We all agreed that patience is a difficult element to maintain. The time it takes an acorn to become a towering oak is indeed long. The process cannot be rushed. It can seem like progress is too slow, or even nonexistent. But where would any of us be without patience? Growing a human is not easy, even when all conditions are ideal. And it's downright hard for us average folks. Do oaks have it any easier? Let's compare: How to grow an oak tree.

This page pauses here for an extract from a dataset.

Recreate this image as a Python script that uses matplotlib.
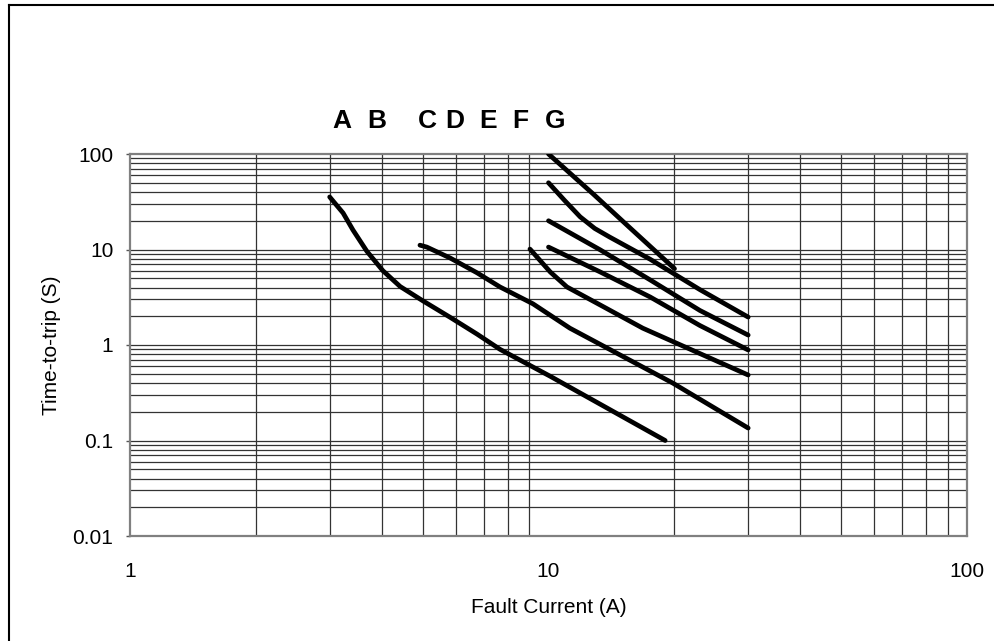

I have to be honest. As a group, we did not come up with air as a necessary element in growing our seedling. But as I drove home, I realized I needed to breath as I digested all we covered in our hour and a half of "being" together. Paying attention to our breath has been honored in the east for millennia. The west is finally catching up. There must be something to it, right? Here's a test: Stop reading and take three slow deep breaths. In through your nose, and out through your mouth. With eyes closed. Feel your belly as you do it. Feel your muscles. Do it now. <insert 3 deep, slow, life-giving, growth-enhancing breaths here>
The last element that I think is essential to our progress, our fulfillment, and our happiness, is the light we let into our lives: the illumination our support system shines on us. There are only two motivators in life: fear and love. If we aren't moving toward what and whom we love, the things and ideas we are passionate about, what we want that's deeply good, then we're moving away from something else: fear. Our support system is our light. Our friends, our families, our coworkers, our acquaintances, the people on the street, everyone, all around us, everywhere; we are bathed in light from the energy we get from these other beings. Is the light at the right wavelength? If it's not, or something is filtering it out, we've got a problem. We're in the dark.
I now offer my sincere thanks to my anonymous friend from group, who pointed out this new way to look at self-change. By considering all the necessities a fragile, young plant needs to get beyond surviving, and reach toward thriving, we receive new insights into our own growth. You've given me much to think about, sir! (And think about...and do.) I thank you.